Kenya, May 11, 2026 - Fresh debate over taxation and the cost of living is expected in the coming weeks after the National Assembly of Kenya officially opened public participation on the Finance Bill 2026, inviting citizens and stakeholders to submit proposals, objections and recommendations on the government’s latest tax plans.
The exercise, which begins on Monday, May 11, comes at a politically sensitive moment, nearly two years after the Finance Bill 2024 sparked one of Kenya’s largest youth-led protest movements in recent history.
In a public notice issued by Parliament, Kenyans were encouraged to “submit written memoranda on the Finance Bill (National Assembly Bill No. 26 of 2026)” before lawmakers begin deliberations on the proposed law.
While the Bill seeks to streamline revenue collection and widen the tax base, early reactions online suggest some of the proposals could reignite public concerns over affordability, digital taxation and consumer costs.
One of the standout proposals in the Bill is a planned increase in excise duty on mobile phones and communication devices from 10 per cent to 25 per cent.

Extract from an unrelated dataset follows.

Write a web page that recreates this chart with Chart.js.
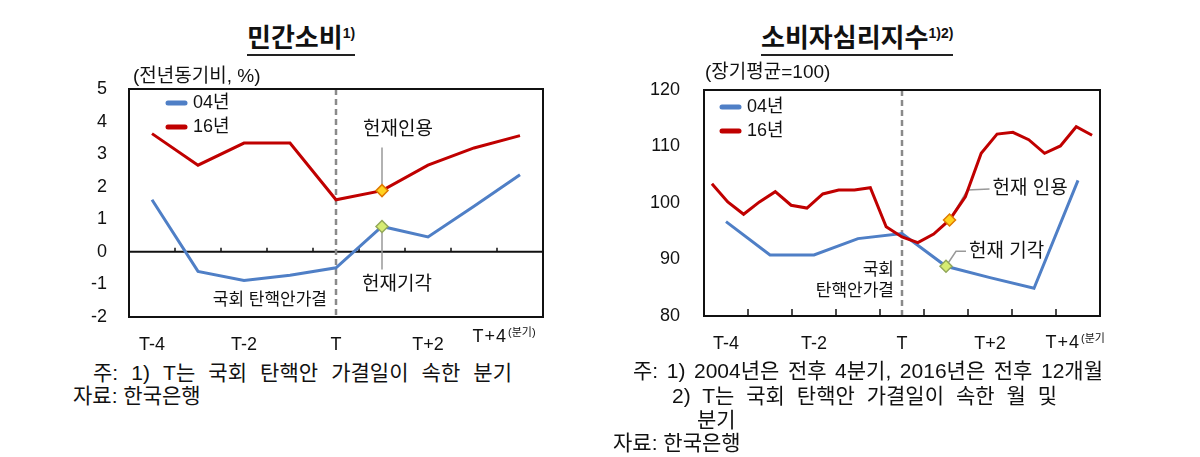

The draft legislation states that the tax “will arise and become payable at the time of activation of the phone,” a shift that could alter how the levy is collected from consumers and suppliers.
The Bill also ventures deeper into the digital economy by proposing new tax measures on virtual assets and cryptocurrency-related transactions, signaling the government’s growing focus on previously under-regulated online financial activity.
Another proposal attracting attention is a planned 5 per cent presumptive tax on imported second-hand clothes and footwear, popularly known as mitumba. The move could affect thousands of small-scale traders who depend on the sector for livelihoods across the country.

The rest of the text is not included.